A report by Amnesty International said the act violates international rights law and enables violation of the right to be free of torture or ill-treatment. The report said impunity is one of the main contributing factors to continuing patterns of human rights violations.

The law was put in force in Jammu and Kashmir in September 1990 after an Islamist insurgency broke to free the country's only Muslim-dominated state from Indian rule and establish a Islamic state like the neighboring Pakistan. Some groups wanted the region to become part of Pakistan.

India claims Pakistan has supported an insurgency, an allegation that Islamabad denies.

Last year, rights group Jammu and Kashmir Coalition of Civil Societies released a report that said investigating agencies have rarely carried out fair and proper investigations in killings committed by military forces.

Jammu and Kashmir government's spokesman Syed Naeem Akhtar welcomed the federal decision to revoke the law from Meghalaya noting that no democratic state can permanently be governed through emergency laws.

"We have to get rid of this law and all concerned parties should together rebuild a conducive atmosphere for its revocation," Akhtar said.

Local Communist Party leader Mohammad Yusuf Tarigami told ucanews.com that the federal government should take a humane approach. There has been a long-standing demand from the people to revoke the law, he said.

"The people are bearing the brunt of conflict and they are yearning for peace," Tarigami said.

Davinder Singh Rana, leader of the state's main opposition party, the National Conference, said at the very least the law needs to be revoked from peaceful areas and be reviewed based on what is occurring on the ground.

Imtiyaz Hussain, a political commentator based in Kashmir, told ucanews.com that the law provides impunity to the army.
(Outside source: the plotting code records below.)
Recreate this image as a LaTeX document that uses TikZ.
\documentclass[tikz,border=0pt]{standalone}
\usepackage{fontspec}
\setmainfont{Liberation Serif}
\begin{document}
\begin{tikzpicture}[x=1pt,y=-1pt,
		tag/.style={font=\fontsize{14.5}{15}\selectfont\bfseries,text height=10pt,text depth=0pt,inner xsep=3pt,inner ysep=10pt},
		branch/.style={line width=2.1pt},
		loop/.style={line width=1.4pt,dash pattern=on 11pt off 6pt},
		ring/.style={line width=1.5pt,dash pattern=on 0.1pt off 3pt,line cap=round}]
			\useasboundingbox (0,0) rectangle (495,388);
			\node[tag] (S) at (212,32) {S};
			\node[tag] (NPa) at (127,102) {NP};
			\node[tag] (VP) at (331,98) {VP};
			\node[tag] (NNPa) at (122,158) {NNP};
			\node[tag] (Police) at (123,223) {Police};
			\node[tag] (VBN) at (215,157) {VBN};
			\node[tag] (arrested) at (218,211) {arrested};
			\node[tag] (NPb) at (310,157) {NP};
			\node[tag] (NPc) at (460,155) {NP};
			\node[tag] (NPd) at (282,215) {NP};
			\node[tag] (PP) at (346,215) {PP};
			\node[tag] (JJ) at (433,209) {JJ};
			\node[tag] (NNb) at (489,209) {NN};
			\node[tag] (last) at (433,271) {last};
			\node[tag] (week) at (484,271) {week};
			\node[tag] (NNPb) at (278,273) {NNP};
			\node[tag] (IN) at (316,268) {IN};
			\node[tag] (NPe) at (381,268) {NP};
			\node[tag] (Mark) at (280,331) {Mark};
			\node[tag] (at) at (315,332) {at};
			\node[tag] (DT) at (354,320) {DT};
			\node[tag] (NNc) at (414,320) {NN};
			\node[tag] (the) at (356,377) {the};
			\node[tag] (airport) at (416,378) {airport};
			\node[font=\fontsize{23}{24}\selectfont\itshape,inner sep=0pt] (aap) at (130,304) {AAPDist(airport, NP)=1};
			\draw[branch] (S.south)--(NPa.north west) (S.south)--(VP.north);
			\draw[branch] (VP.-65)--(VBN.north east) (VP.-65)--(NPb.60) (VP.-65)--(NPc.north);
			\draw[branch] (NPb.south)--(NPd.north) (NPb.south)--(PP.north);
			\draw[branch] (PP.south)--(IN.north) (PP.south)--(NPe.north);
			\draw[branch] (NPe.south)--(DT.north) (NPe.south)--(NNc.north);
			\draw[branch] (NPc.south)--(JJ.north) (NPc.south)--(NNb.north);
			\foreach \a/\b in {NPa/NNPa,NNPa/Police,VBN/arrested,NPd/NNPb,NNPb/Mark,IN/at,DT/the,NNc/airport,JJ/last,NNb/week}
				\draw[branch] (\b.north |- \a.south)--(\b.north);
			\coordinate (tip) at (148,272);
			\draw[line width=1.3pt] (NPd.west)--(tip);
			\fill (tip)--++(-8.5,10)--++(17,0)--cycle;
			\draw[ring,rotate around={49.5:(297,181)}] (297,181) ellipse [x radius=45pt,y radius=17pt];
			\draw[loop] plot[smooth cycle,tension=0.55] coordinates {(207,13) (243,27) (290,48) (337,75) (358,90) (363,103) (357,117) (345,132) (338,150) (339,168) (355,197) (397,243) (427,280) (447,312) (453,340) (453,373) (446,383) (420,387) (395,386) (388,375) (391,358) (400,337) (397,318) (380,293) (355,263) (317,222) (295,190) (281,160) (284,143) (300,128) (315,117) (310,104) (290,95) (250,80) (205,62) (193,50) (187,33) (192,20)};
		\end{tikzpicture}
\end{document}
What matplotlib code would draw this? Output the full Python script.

Its withdrawal will help rebuild the people's trust in the federal government.

"If the Indian government removes this law, people will realize that they aren't being controlled through the barrel of the gun," he said. "It can be done in gradual steps and it will certainly help peace return after three decades."

The law was first introduced by the British in 1942 to suppress the "Quit India Movement" rebellion.  

Along with Jammu and Kashmir, the act is also currently in force in Nagaland and Manipur.